City leaders had long sought to raze the 98-year-old railroad.

The trestle saga started in 2014, when the San Jose City Council voted to replace the weathered trestle and link the Willow Glen neighborhood to Del Monte Park.

Oliverio at the time said he was concerned that the creosote-infused wooden beams were a structural, environmental and fire hazard.

This file photo shows the Willow Glen Trestle before it was demolished.

Built in 1922 for the Western Pacific Railroad, the trestle fell into the city’s possession in 2011. Within a couple years, San Jose leaders were planning to replace it with a pedestrian bridge to connect the Three Creeks Trail system.

Determined to preserve what they called an important part of the Santa Clara Valley’s rich agricultural heritage, the Friends of the Willow Glen Trestle lobbied to have it put on the California Register of Historical Resources.
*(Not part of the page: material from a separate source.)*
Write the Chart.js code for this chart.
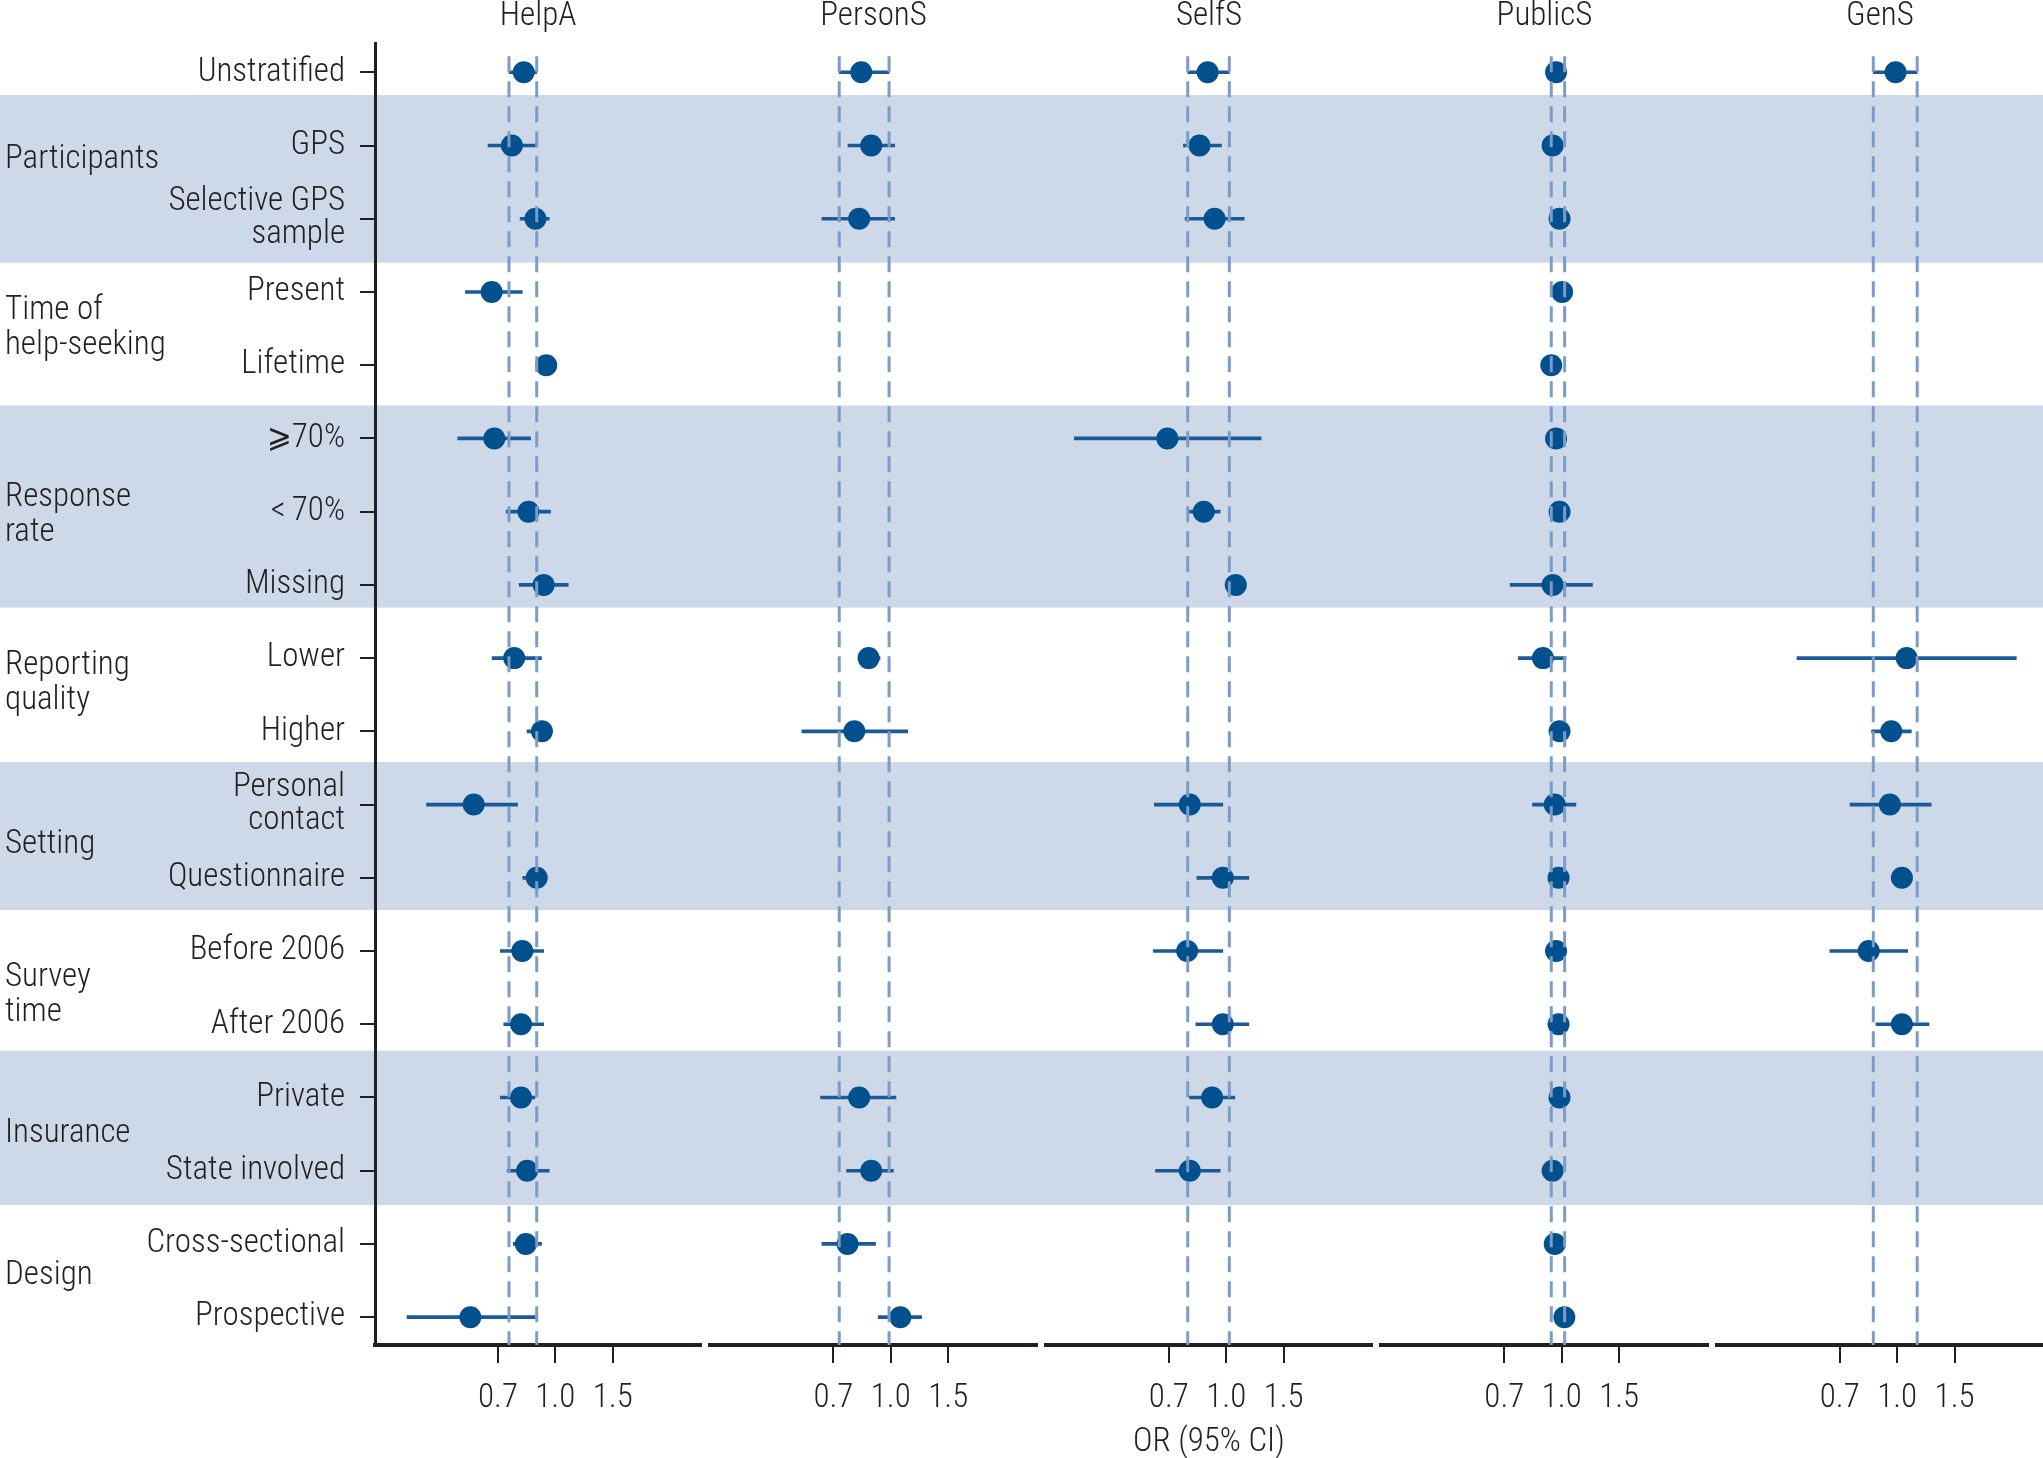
<!DOCTYPE html>
<html>
<head>
<meta charset="utf-8">
<title>Help-seeking odds ratios by study characteristics</title>
<script src="https://cdn.jsdelivr.net/npm/chart.js@4.4.1/dist/chart.umd.min.js"></script>
<style>
  html, body { margin: 0; padding: 0; background: #fff; }
  #wrap { width: 2043px; height: 1458px; position: relative; }
</style>
</head>
<body>
<div id="wrap"><canvas id="chart"></canvas></div>
<script>
// rows (top to bottom) and the groups they belong to
const rowLabels = ['Unstratified', 'GPS', 'Selective GPS\nsample', 'Present', 'Lifetime',
  '\u2A7E70%', '<\u200970%', 'Missing', 'Lower', 'Higher', 'Personal\ncontact', 'Questionnaire',
  'Before 2006', 'After 2006', 'Private', 'State involved', 'Cross-sectional', 'Prospective'];
const groupNames = ['Participants', 'Time of\nhelp-seeking', 'Response\nrate', 'Reporting\nquality',
  'Setting', 'Survey\ntime', 'Insurance', 'Design'];
const groupRows = [[1, 2], [3, 4], [5, 7], [8, 9], [10, 11], [12, 13], [14, 15], [16, 17]];

const panelNames = ['HelpA', 'PersonS', 'SelfS', 'PublicS', 'GenS'];
const tickValues = [0.667, 1, 1.5];
const tickLabels = ['0.7', '1.0', '1.5'];

// OR and 95% CI per row, null = not reported
const helpaOR   = [0.80, 0.736, 0.869, 0.638, 0.938, 0.650, 0.827, 0.921, 0.748, 0.910, 0.562, 0.877, 0.792, 0.785, 0.785, 0.819, 0.812, 0.549];
const helpaLow  = [0.721, 0.622, 0.780, 0.530, 0.915, 0.502, 0.707, 0.775, 0.640, 0.819, 0.403, 0.795, 0.678, 0.695, 0.678, 0.712, 0.743, 0.351];
const helpaHigh = [0.877, 0.877, 0.958, 0.792, 0.962, 0.840, 0.967, 1.096, 0.907, 0.940, 0.766, 0.930, 0.921, 0.921, 0.866, 0.958, 0.907, 0.869];

const personsOR   = [0.812, 0.871, 0.800, null, null, null, null, null, 0.855, 0.773, null, null, null, null, 0.800, 0.871, 0.737, 1.070];
const personsLow  = [0.695, 0.739, 0.615, null, null, null, null, null, 0.797, 0.534, null, null, null, null, 0.609, 0.732, 0.615, 0.915];
const personsHigh = [0.988, 1.028, 1.028, null, null, null, null, null, 0.927, 1.127, null, null, null, null, 1.037, 1.018, 0.898, 1.243];

const selfsOR   = [0.877, 0.828, 0.921, null, null, 0.660, 0.853, 1.070, null, null, 0.773, 0.976, 0.759, 0.976, 0.905, 0.773, null, null];
const selfsLow  = [0.762, 0.739, 0.748, null, null, 0.342, 0.762, 1.040, null, null, 0.602, 0.813, 0.598, 0.807, 0.771, 0.607, null, null];
const selfsHigh = [1.022, 0.967, 1.135, null, null, 1.279, 0.958, 1.100, null, null, 0.976, 1.173, 0.976, 1.173, 1.063, 0.958, null, null];

const publicsOR   = [0.961, 0.938, 0.985, 1.003, 0.929, 0.961, 0.985, 0.938, 0.876, 0.985, 0.952, 0.978, 0.961, 0.978, 0.985, 0.938, 0.952, 1.019];
const publicsLow  = [0.929, 0.910, 0.955, 0.975, 0.900, 0.930, 0.955, 0.695, 0.736, 0.955, 0.814, 0.948, 0.930, 0.948, 0.955, 0.910, 0.920, 0.990];
const publicsHigh = [1.021, 0.970, 1.015, 1.030, 0.960, 0.990, 1.015, 1.243, 1.031, 1.015, 1.106, 1.008, 0.990, 1.008, 1.015, 0.970, 0.985, 1.050];

const gensOR   = [0.989, null, null, null, null, null, null, null, 1.069, 0.959, 0.950, 1.034, 0.818, 1.034, null, null, null, null];
const gensLow  = [0.845, null, null, null, null, null, null, null, 0.493, 0.835, 0.717, 1.000, 0.622, 0.861, null, null, null, null];
const gensHigh = [1.152, null, null, null, null, null, null, null, 2.319, 1.105, 1.272, 1.070, 1.077, 1.252, null, null, null, null];

const panelOR   = [helpaOR, personsOR, selfsOR, publicsOR, gensOR];
const panelLow  = [helpaLow, personsLow, selfsLow, publicsLow, gensLow];
const panelHigh = [helpaHigh, personsHigh, selfsHigh, publicsHigh, gensHigh];

// look
const FONT = "'Liberation Sans Narrow', 'Roboto Condensed', 'DejaVu Sans Condensed', sans-serif";
const WEIGHT = '300';
const TEXT = '#231f20';
const AXIS = '#231f20';
const POINT = '#03508e';
const CI = '#1a5a98';
const DASH = '#7b9cc7';
const BAND = '#cdd8e9';
const xMin = 0.28, xMax = 2.8;
const yTop = -0.4, yBottom = 17.38, refTop = -0.22;
const bandEdges = [[0.31, 2.6], [4.55, 7.31], [9.42, 11.44], [13.36, 15.47]];
const groupNudge = [-0.3, 0, 0.05, -0.15, 0.05, 0.1, 0, -0.06];

// the reference face is a condensed one; size the text so "Unstratified" is ~146px wide
const probe = document.createElement('canvas').getContext('2d');
probe.font = WEIGHT + ' 34px ' + FONT;
const FS = Math.min(34, Math.round(34 * 146 / probe.measureText('Unstratified').width));

const decor = {
  id: 'decor',
  beforeDraw(chart) {
    const ctx = chart.ctx, y = chart.scales.y;
    ctx.save();
    ctx.fillStyle = BAND;
    bandEdges.forEach(([a, b]) => {
      const t = y.getPixelForValue(a), bt = y.getPixelForValue(b);
      ctx.fillRect(0, t, chart.width, bt - t);
    });
    ctx.restore();
  },
  afterDraw(chart) {
    const ctx = chart.ctx, y = chart.scales.y;
    ctx.save();
    ctx.fillStyle = TEXT;
    ctx.font = WEIGHT + ' ' + FS + 'px ' + FONT;
    ctx.textBaseline = 'middle';
    ctx.textAlign = 'center';
    panelNames.forEach((n, k) => {
      const s = chart.scales['x' + k];
      ctx.fillText(n, (s.left + s.right) / 2, 17);
    });
    ctx.textAlign = 'left';
    groupNames.forEach((g, i) => {
      const [a, b] = groupRows[i];
      const lines = g.split('\n');
      const cy = y.getPixelForValue((a + b) / 2 + groupNudge[i]);
      lines.forEach((ln, j) => ctx.fillText(ln, 5, cy + (j - (lines.length - 1) / 2) * 35));
    });
    ctx.restore();
  }
};

const scales = {};
const datasets = [];
panelNames.forEach((name, k) => {
  const xid = 'x' + k;
  scales[xid] = {
    type: 'logarithmic', position: 'bottom', stack: 'panels', stackWeight: 1,
    min: xMin, max: xMax, bounds: 'data', offset: false,
    afterBuildTicks: s => { s.ticks = tickValues.map(v => ({ value: v })); },
    afterFit: s => { s.height = 113; s.paddingLeft = 0; s.paddingRight = 0; },
    ticks: { autoSkip: false, maxRotation: 0, padding: 36 - FS / 2, color: TEXT,
      font: { family: FONT, size: FS, weight: WEIGHT, lineHeight: FS + 'px' },
      callback: (v, i) => tickLabels[i] },
    grid: { offset: false, drawOnChartArea: false, drawTicks: true, tickLength: 18, color: AXIS, lineWidth: 2 },
    border: { display: true, color: AXIS, width: 4 },
    title: k === 2
      ? { display: true, text: 'OR (95% CI)', color: TEXT, padding: { top: 0, bottom: 0 },
          font: { family: FONT, size: FS, weight: WEIGHT, lineHeight: '30px' } }
      : { display: false }
  };
  if (k < panelNames.length - 1) {
    scales['gap' + k] = { type: 'linear', display: false, position: 'bottom', stack: 'panels', stackWeight: 0.0285,
      afterFit: s => { s.paddingLeft = 0; s.paddingRight = 0; } };
  }

  const or = panelOR[k], lo = panelLow[k], hi = panelHigh[k];
  const rows = or.map((v, i) => i).filter(i => or[i] !== null);
  datasets.push({
    type: 'bar', indexAxis: 'y', xAxisID: xid, yAxisID: 'y', grouped: false,
    data: rows.map(i => ({ x: [lo[i], hi[i]], y: i })),
    backgroundColor: CI, barThickness: 3, order: 2
  });
  datasets.push({
    type: 'scatter', xAxisID: xid, yAxisID: 'y',
    data: rows.map(i => ({ x: or[i], y: i })),
    pointRadius: 11, pointBackgroundColor: POINT, pointBorderWidth: 0, order: 1
  });
  // dashed reference lines at the unstratified CI
  [lo[0], hi[0]].forEach(v => datasets.push({
    type: 'line', xAxisID: xid, yAxisID: 'y',
    data: [{ x: v, y: refTop }, { x: v, y: yBottom }],
    borderColor: DASH, borderWidth: 3, borderDash: [16, 9], pointRadius: 0, fill: false, order: 0
  }));
});

scales.y = {
  type: 'linear', position: 'left', reverse: true, min: yTop, max: yBottom, offset: false,
  afterBuildTicks: s => { s.ticks = rowLabels.map((_, i) => ({ value: i })); },
  afterFit: s => { s.width = 375; s.paddingTop = 0; s.paddingBottom = 0; },
  ticks: { autoSkip: false, padding: 15, color: TEXT,
    font: { family: FONT, size: FS, weight: WEIGHT, lineHeight: '33px' },
    callback: v => rowLabels[v].split('\n') },
  grid: { offset: false, drawOnChartArea: false, drawTicks: true, tickLength: 15, color: AXIS, lineWidth: 2 },
  border: { display: true, color: AXIS, width: 3 }
};

new Chart(document.getElementById('chart'), {
  type: 'scatter',
  data: { datasets },
  options: {
    responsive: true,
    maintainAspectRatio: false,
    animation: false,
    layout: { autoPadding: false, padding: { top: 43, left: 0, right: 0, bottom: 0 } },
    plugins: { legend: { display: false }, tooltip: { enabled: false } },
    scales
  },
  plugins: [decor]
});
</script>
</body>
</html>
The state Historical Resources Commission agreed the trestle had historic value — a decision later upheld.

“We will of course honor the history of the rail line,” Davis said. She envisions a commemorative plaque.

One of the Friends of the Willow Glen Trestle leaders, Larry Ames, called the trestle’s removal “truly a loss for our community.”

Ames, a longtime Willow Glen resident, said he and his wife went searching for the state’s first Capitol building when they moved to San Jose years ago “only to find it’d been torn down, with only a small placard marking where it once had been.”

“I fear that whatever is planned to commemorate the Willow Glen Trestle will be similarly inadequate,” Ames said.